There is finally another major cultural group, more a caste than an ethnic group: the 部落民 Burakumin, the "untouchables" of Japan. They are considered an "untouchable" societal caste, as they do work that nobody else wants, due to religious criteria, forbidden practices, or the degrading jobs. Here, Burakumin were untouchable as their work included handling blood, animal or human, which was forbidden by Buddhism in feudal times.

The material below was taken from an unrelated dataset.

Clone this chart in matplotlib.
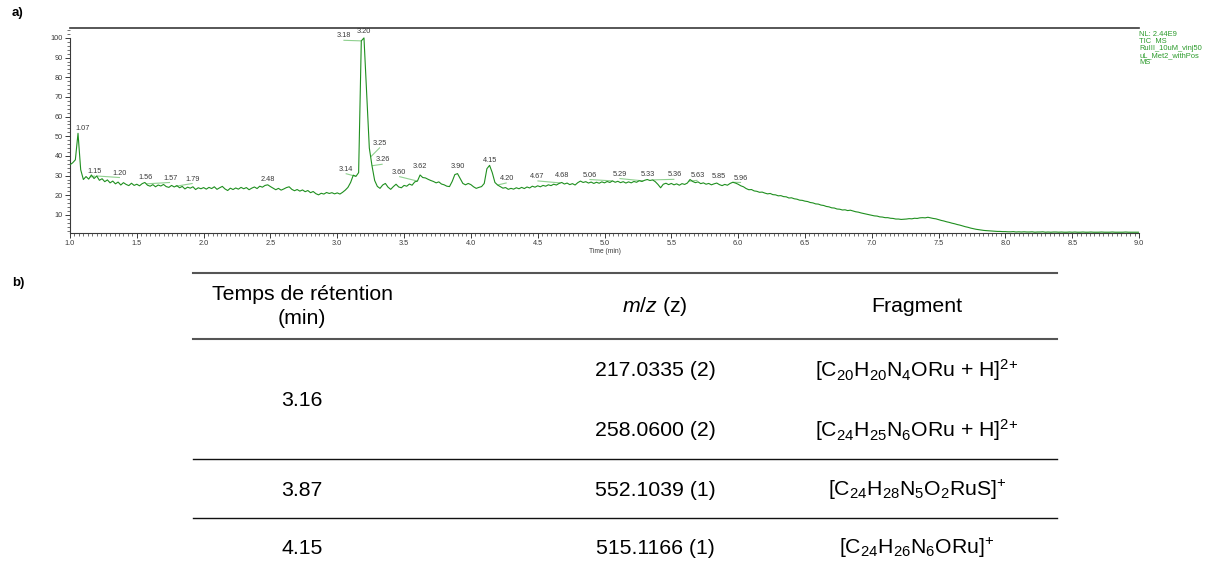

They were pushed aside by society and could not interact with the rest of Japanese people. This subject still happens to be delicate. Today, they are still outcasts of society (they represent two-thirds of the biggest yakuza families). A recently passed law forbids segregation of this minority, yet it exists through deeply anchored, hard-to-forget cultural practices. Due to this past, Burakumin still undergo discrimination today, mostly based on stereotypes, and it can be difficult for them to find a job or a place to live outside of their ghettos where they live. Even if the government tries to help them, the best for them is to blend into the majority and to change opinions and points of view from the inside.
This diversity, which is somehow not totally accepted by a timid Japan, allows one to discover the anthill under the country’s wise surface.